When a mapping algorithm prioritises English place names over indigenous ones, it is making a political statement. When a natural language processing model performs flawlessly in English but struggles with Quechua or Swahili, it reinforces linguistic hierarchies. This is not a technical limitation; it is a reflection of the data used to train these systems. If the training data is sourced primarily from the Global North, the resulting models will see the world through a Western lens.

This “Algorithmic gaze” subtly shapes our understanding of the world, centring one perspective and marginalising others. It is a form of cultural dominance, less obvious than a missionary imposing a new religion, but perhaps more pervasive. It determines what is visible, what is important and what is “standard”.
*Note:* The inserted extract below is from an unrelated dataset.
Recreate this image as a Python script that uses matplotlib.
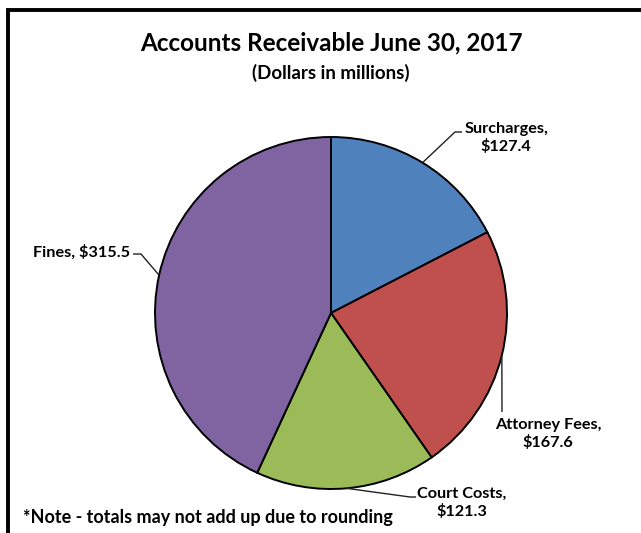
import matplotlib
matplotlib.use('Agg')
import matplotlib.pyplot as plt
import numpy as np

categories = ['Surcharges', 'Attorney Fees', 'Court Costs', 'Fines']
values = [127.4, 167.6, 121.3, 315.5]
colors = ['#4F81BD', '#C0504D', '#9BBB59', '#8064A2']
label_text = ['Surcharges,\n$127.4', 'Attorney Fees,\n$167.6', 'Court Costs,\n$121.3', 'Fines, $315.5']
title = 'Accounts Receivable June 30, 2017'
subtitle = '(Dollars in millions)'
note = '*Note - totals may not add up due to rounding'

plt.rcParams['font.family'] = ['Lato', 'DejaVu Sans']

W, H = 641, 533
fig = plt.figure(figsize=(W / 100, H / 100), dpi=100)
ax = fig.add_axes([0, 0, 1, 1])


def Y(y):
    return H - y


cx, cy, r = 331, Y(313), 176
wedges, _ = ax.pie(values, colors=colors, startangle=90, counterclock=False,
                   center=(cx, cy), radius=r,
                   wedgeprops=dict(edgecolor='black', linewidth=1.4))
ax.set_xlim(0, W)
ax.set_ylim(0, H)
ax.axis('off')

# leader elbows (image pixel coords) and label placement
layouts = [
    dict(path=[(455, 132), (462, 132)], xy=(506, 138), ha='center'),
    dict(path=[(502, 412)], xy=(548, 434), ha='center'),
    dict(path=[(410, 497), (416, 497)], xy=(462, 502.5), ha='center'),
    dict(path=[(141, 254), (133, 254)], xy=(130, 252), ha='right'),
]

for w, txt, lay in zip(wedges, label_text, layouts):
    th = np.deg2rad((w.theta1 + w.theta2) / 2)
    ex = cx + r * np.cos(th)
    ey = cy + r * np.sin(th)
    xs = [ex] + [p[0] for p in lay['path']]
    ys = [ey] + [Y(p[1]) for p in lay['path']]
    ax.plot(xs, ys, color='#222222', lw=1.0, solid_capstyle='butt')
    ax.text(lay['xy'][0], Y(lay['xy'][1]), txt, ha=lay['ha'], va='center',
            multialignment='center', fontsize=11.7, fontweight='bold',
            linespacing=1.25, color='black')

ax.text(331, Y(43), title, ha='center', va='center', fontsize=17.5, fontweight='bold')
ax.text(331, Y(73), subtitle, ha='center', va='center', fontsize=13.5, fontweight='bold')
ax.text(23, Y(517), note, ha='left', va='center', fontsize=13, fontweight='bold')

# outer frame (extends beyond right/bottom edges)
ax.plot([8, 8, W + 10], [Y(H + 10), Y(10), Y(10)], color='black', lw=2.8,
        clip_on=False, solid_joinstyle='miter')

fig.savefig('out.png', dpi=100)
The Counter-Revolution - Digital Sovereignty

In response to this new paradigm, nations are beginning to push back. The dream of a single, global internet is fracturing, and digital borders are being erected. The is a battle for “Digital sovereignty”.

China’s “Great Firewall” is the most well known example, a state controller intranet designed to insulate its population from the Western-dominated internet. Russia has pursued similar policies, testing its ability to disconnect from the global web entirely.

But the push for digital borders is not limited to authoritarian regimes. The European Union through regulations like the GDPR, has asserted its own form of digital sovereignty. Its data localisation laws, which require companies to store and process European citizens’ data within EU, are a direct challenge to the extractivist model. They are an attempt to build a “walled garden” to protect their citizens’ data from the reach of American tech giants and government surveillance.

These movements, while diverse in their motives, all stem from the same realisation; in the 21st century, controller your digital territory is as important as controlling your physical territory.

The Map of the Future

The promise of a border less digital world was a powerful one, but it was naive. It ignored the fundamental forces of economics, politics, and power that have always shaped our world. The internet is not a cloud; it is a network or cables, data centres, and algorithms, owned and controlled by powerful actors with their own interests.

We are in the early days of this new colonial era. The territories are digital, the resources are informational, and the power is algorithmic. The result is a redrawing of the world map, with new centres of power, new peripheries of dependence, and new battles for sovereignty.

Understanding this new geography is the first step towards navigating it. What does it mean to be a citizen of a digitally colonised nation? How can we advocate for a more equitable and decentralised internet, one that fulfils the original promise of connection rather than reinforcing old hierarchies? The borders are being drawn now. The important question is, who gets to hold the pen?